*Written problem*.
Repeat the data word for word. Do not include the pictures.

*Dataset content*.
◆ ◆ ◆
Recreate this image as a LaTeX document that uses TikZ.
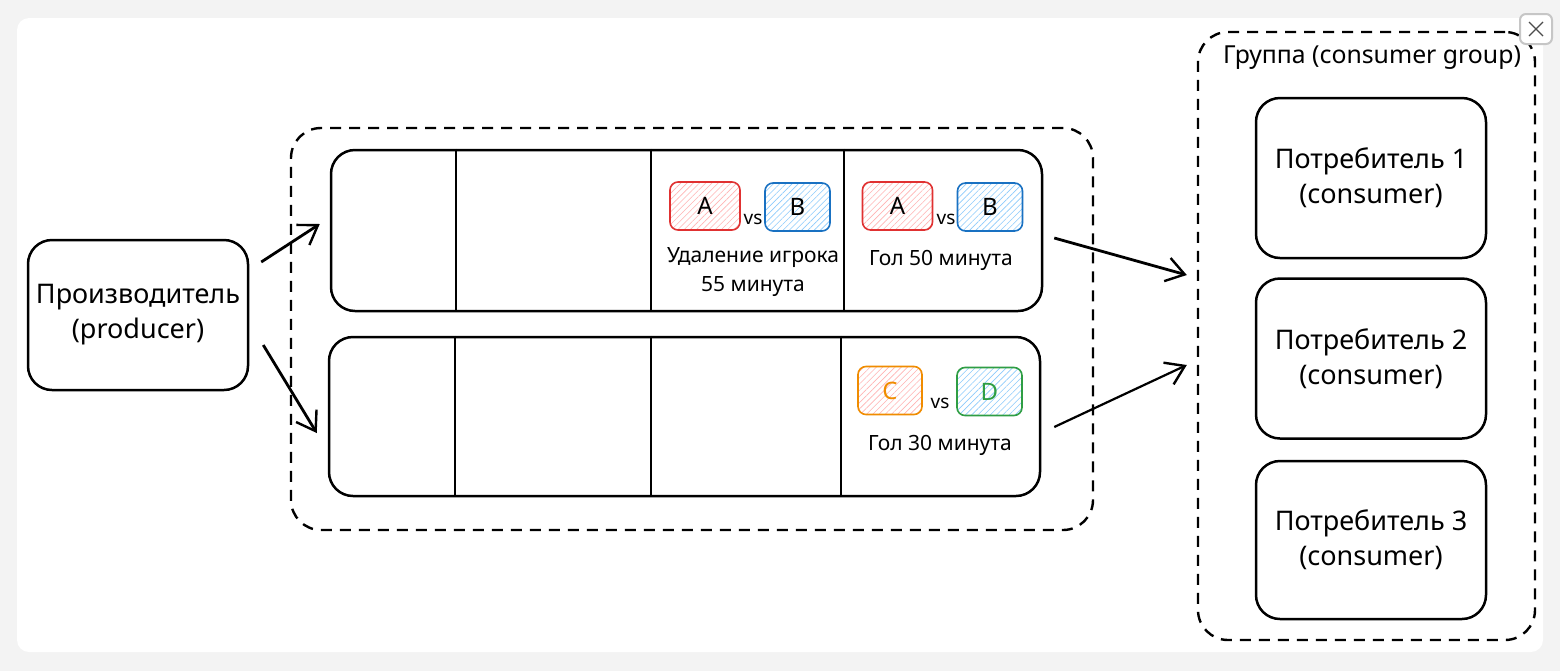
\documentclass[tikz,border=0pt]{standalone}
\usepackage{fontspec}
\setmainfont{Noto Sans}
\usetikzlibrary{arrows.meta,calc,positioning,patterns.meta}
\definecolor{bggray}{HTML}{F3F3F3}
\definecolor{xred}{HTML}{E03131}
\definecolor{xredfill}{HTML}{FFB3B3}
\definecolor{xblue}{HTML}{1971C2}
\definecolor{xbluefill}{HTML}{8CCBFC}
\definecolor{xorange}{HTML}{F08C00}
\definecolor{xgreen}{HTML}{2F9E44}
\tikzset{
  box/.style={draw, line width=1.25pt, rounded corners=12pt, align=center,
    inner sep=0pt, font=\fontsize{13.5}{17.5}\selectfont},
  dashbox/.style={draw, line width=1.2pt, dash pattern=on 5.5pt off 4pt,
    rounded corners=15pt, inner sep=0pt},
  partbox/.style={draw, line width=1.25pt, rounded corners=12pt,
    minimum width=355.5pt, inner sep=0pt},
  team/.style 2 args={draw=#1, line width=0.8pt, rounded corners=4pt,
    pattern={Lines[angle=45,distance=2.2pt,line width=0.3pt]}, pattern color=#2,
    minimum width=35pt, minimum height=24pt, inner sep=0pt,
    font=\fontsize{12}{12}\selectfont},
  vstext/.style={font=\fontsize{9.5}{9.5}\selectfont, inner sep=0pt},
  event/.style={align=center, font=\fontsize{10.5}{14.5}\selectfont},
  arr/.style={-{Straight Barb[length=9pt,width=12pt,line width=1.2pt]}, line width=1.4pt},
}
\begin{document}
\begin{tikzpicture}[x=0.5pt,y=-0.5pt]
  % Background
  \fill[bggray] (0,0) rectangle (1560,671);
  \fill[white, rounded corners=6pt] (17,18) rectangle (1543,652);
  \useasboundingbox (0,0) rectangle (1560,671);
  % Producer
  \node[box, minimum width=110pt, minimum height=75pt] (producer) at (138,315) {Производитель\\(producer)};
  % Topic and its partitions
  \node[dashbox, minimum width=401pt, minimum height=201pt] (topic) at (692,329) {};
  \node[partbox, minimum height=80.5pt] (part1) at (686.5,230.5) {};
  \node[partbox, minimum height=79.5pt] (part2) at (684.5,416.5) {};
  % Partition cells
  \foreach \x in {456,651,844}
    \draw[line width=1.25pt] (\x,0 |- part1.north) -- (\x,0 |- part1.south);
  \foreach \x in {455,651,841}
    \draw[line width=1.25pt] (\x,0 |- part2.north) -- (\x,0 |- part2.south);
  % Messages in partition 1
  \node[team={xred}{xredfill}] (teamA1) at (705,206) {A};
  \node[vstext] (vs1) at (753,219) {vs};
  \node[team={xblue}{xbluefill}, minimum width=32.5pt] (teamB1) at (797.5,207) {B};
  \node[event] (ev1) at (753,272) {Удаление игрока\\55 минута};
  \node[team={xred}{xredfill}] (teamA2) at (897.5,206) {A};
  \node[vstext] (vs2) at (946,219) {vs};
  \node[team={xblue}{xbluefill}, minimum width=32.5pt] (teamB2) at (990,207) {B};
  \node[event] (ev2) at (941,260) {Гол 50 минута};
  % Message in partition 2
  \node[team={xorange}{xredfill}, minimum width=32pt, text=xorange] (teamC) at (890,390.5) {C};
  \node[vstext] (vs3) at (940,403) {vs};
  \node[team={xgreen}{xbluefill}, minimum width=32.5pt, text=xgreen] (teamD) at (989.5,391.5) {D};
  \node[event] (ev3) at (940,445) {Гол 30 минута};
  % Consumer group
  \node[dashbox, minimum width=168.5pt, minimum height=304pt] (cgroup) at (1366.5,336) {};
  \node[font=\fontsize{12.4}{12.4}\selectfont] (glabel) at (1372,58) {Группа (consumer group)};
  \node[box, minimum width=115pt, minimum height=80pt] (cons1) at (1371,178) {Потребитель 1\\(consumer)};
  \node[box, minimum width=115pt, minimum height=80pt, below=9pt of cons1] (cons2) {Потребитель 2\\(consumer)};
  \node[box, minimum width=115pt, minimum height=79pt, below=10pt of cons2] (cons3) {Потребитель 3\\(consumer)};
  % Arrows
  \draw[arr] ([xshift=6pt,yshift=26.5pt]producer.east) -- ([xshift=-5pt,yshift=3.25pt]part1.west);
  \draw[arr] ([xshift=7pt,yshift=-15pt]producer.east) -- ([xshift=-5.5pt,yshift=-8.25pt]part2.west);
  \draw[arr] ([xshift=5.5pt,yshift=-3.75pt]part1.east) -- ([xshift=-5pt,yshift=30.5pt]cgroup.west);
  \draw[arr, line width=1.1pt] ([xshift=6.5pt,yshift=-5.25pt]part2.east) -- ([xshift=-5pt,yshift=-14.5pt]cgroup.west);
  % Close button
  \node[draw=gray!45, line width=1pt, rounded corners=3pt, fill=white,
    minimum width=16pt, minimum height=15pt] (close) at (1536,29) {};
  \draw[black!70, line width=0.6pt] ([shift={(-3.5pt,-3.5pt)}]close.center) -- ([shift={(3.5pt,3.5pt)}]close.center);
  \draw[black!70, line width=0.6pt] ([shift={(-3.5pt,3.5pt)}]close.center) -- ([shift={(3.5pt,-3.5pt)}]close.center);
\end{tikzpicture}
\end{document}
◆ ◆ ◆
*Answer*.
Recreate this image as a LaTeX document that uses TikZ.
\documentclass[tikz,border=0pt]{standalone}
\usepackage{fontspec}
\setmainfont{Noto Sans}
\usetikzlibrary{arrows.meta,calc,positioning,patterns.meta}
\definecolor{bggray}{HTML}{F3F3F3}
\definecolor{xred}{HTML}{E03131}
\definecolor{xredfill}{HTML}{FFB3B3}
\definecolor{xblue}{HTML}{1971C2}
\definecolor{xbluefill}{HTML}{8CCBFC}
\definecolor{xorange}{HTML}{F08C00}
\definecolor{xgreen}{HTML}{2F9E44}
\tikzset{
  box/.style={draw, line width=1.25pt, rounded corners=12pt, align=center,
    inner sep=0pt, font=\fontsize{13.5}{17.5}\selectfont},
  dashbox/.style={draw, line width=1.2pt, dash pattern=on 5.5pt off 4pt,
    rounded corners=15pt, inner sep=0pt},
  partbox/.style={draw, line width=1.25pt, rounded corners=12pt,
    minimum width=355.5pt, inner sep=0pt},
  team/.style 2 args={draw=#1, line width=0.8pt, rounded corners=4pt,
    pattern={Lines[angle=45,distance=2.2pt,line width=0.3pt]}, pattern color=#2,
    minimum width=35pt, minimum height=24pt, inner sep=0pt,
    font=\fontsize{12}{12}\selectfont},
  vstext/.style={font=\fontsize{9.5}{9.5}\selectfont, inner sep=0pt},
  event/.style={align=center, font=\fontsize{10.5}{14.5}\selectfont},
  arr/.style={-{Straight Barb[length=9pt,width=12pt,line width=1.2pt]}, line width=1.4pt},
}
\begin{document}
\begin{tikzpicture}[x=0.5pt,y=-0.5pt]
  % Background
  \fill[bggray] (0,0) rectangle (1560,671);
  \fill[white, rounded corners=6pt] (17,18) rectangle (1543,652);
  \useasboundingbox (0,0) rectangle (1560,671);
  % Producer
  \node[box, minimum width=110pt, minimum height=75pt] (producer) at (138,315) {Производитель\\(producer)};
  % Topic and its partitions
  \node[dashbox, minimum width=401pt, minimum height=201pt] (topic) at (692,329) {};
  \node[partbox, minimum height=80.5pt] (part1) at (686.5,230.5) {};
  \node[partbox, minimum height=79.5pt] (part2) at (684.5,416.5) {};
  % Partition cells
  \foreach \x in {456,651,844}
    \draw[line width=1.25pt] (\x,0 |- part1.north) -- (\x,0 |- part1.south);
  \foreach \x in {455,651,841}
    \draw[line width=1.25pt] (\x,0 |- part2.north) -- (\x,0 |- part2.south);
  % Messages in partition 1
  \node[team={xred}{xredfill}] (teamA1) at (705,206) {A};
  \node[vstext] (vs1) at (753,219) {vs};
  \node[team={xblue}{xbluefill}, minimum width=32.5pt] (teamB1) at (797.5,207) {B};
  \node[event] (ev1) at (753,272) {Удаление игрока\\55 минута};
  \node[team={xred}{xredfill}] (teamA2) at (897.5,206) {A};
  \node[vstext] (vs2) at (946,219) {vs};
  \node[team={xblue}{xbluefill}, minimum width=32.5pt] (teamB2) at (990,207) {B};
  \node[event] (ev2) at (941,260) {Гол 50 минута};
  % Message in partition 2
  \node[team={xorange}{xredfill}, minimum width=32pt, text=xorange] (teamC) at (890,390.5) {C};
  \node[vstext] (vs3) at (940,403) {vs};
  \node[team={xgreen}{xbluefill}, minimum width=32.5pt, text=xgreen] (teamD) at (989.5,391.5) {D};
  \node[event] (ev3) at (940,445) {Гол 30 минута};
  % Consumer group
  \node[dashbox, minimum width=168.5pt, minimum height=304pt] (cgroup) at (1366.5,336) {};
  \node[font=\fontsize{12.4}{12.4}\selectfont] (glabel) at (1372,58) {Группа (consumer group)};
  \node[box, minimum width=115pt, minimum height=80pt] (cons1) at (1371,178) {Потребитель 1\\(consumer)};
  \node[box, minimum width=115pt, minimum height=80pt, below=9pt of cons1] (cons2) {Потребитель 2\\(consumer)};
  \node[box, minimum width=115pt, minimum height=79pt, below=10pt of cons2] (cons3) {Потребитель 3\\(consumer)};
  % Arrows
  \draw[arr] ([xshift=6pt,yshift=26.5pt]producer.east) -- ([xshift=-5pt,yshift=3.25pt]part1.west);
  \draw[arr] ([xshift=7pt,yshift=-15pt]producer.east) -- ([xshift=-5.5pt,yshift=-8.25pt]part2.west);
  \draw[arr] ([xshift=5.5pt,yshift=-3.75pt]part1.east) -- ([xshift=-5pt,yshift=30.5pt]cgroup.west);
  \draw[arr, line width=1.1pt] ([xshift=6.5pt,yshift=-5.25pt]part2.east) -- ([xshift=-5pt,yshift=-14.5pt]cgroup.west);
  % Close button
  \node[draw=gray!45, line width=1pt, rounded corners=3pt, fill=white,
    minimum width=16pt, minimum height=15pt] (close) at (1536,29) {};
  \draw[black!70, line width=0.6pt] ([shift={(-3.5pt,-3.5pt)}]close.center) -- ([shift={(3.5pt,3.5pt)}]close.center);
  \draw[black!70, line width=0.6pt] ([shift={(-3.5pt,3.5pt)}]close.center) -- ([shift={(3.5pt,-3.5pt)}]close.center);
\end{tikzpicture}
\end{document}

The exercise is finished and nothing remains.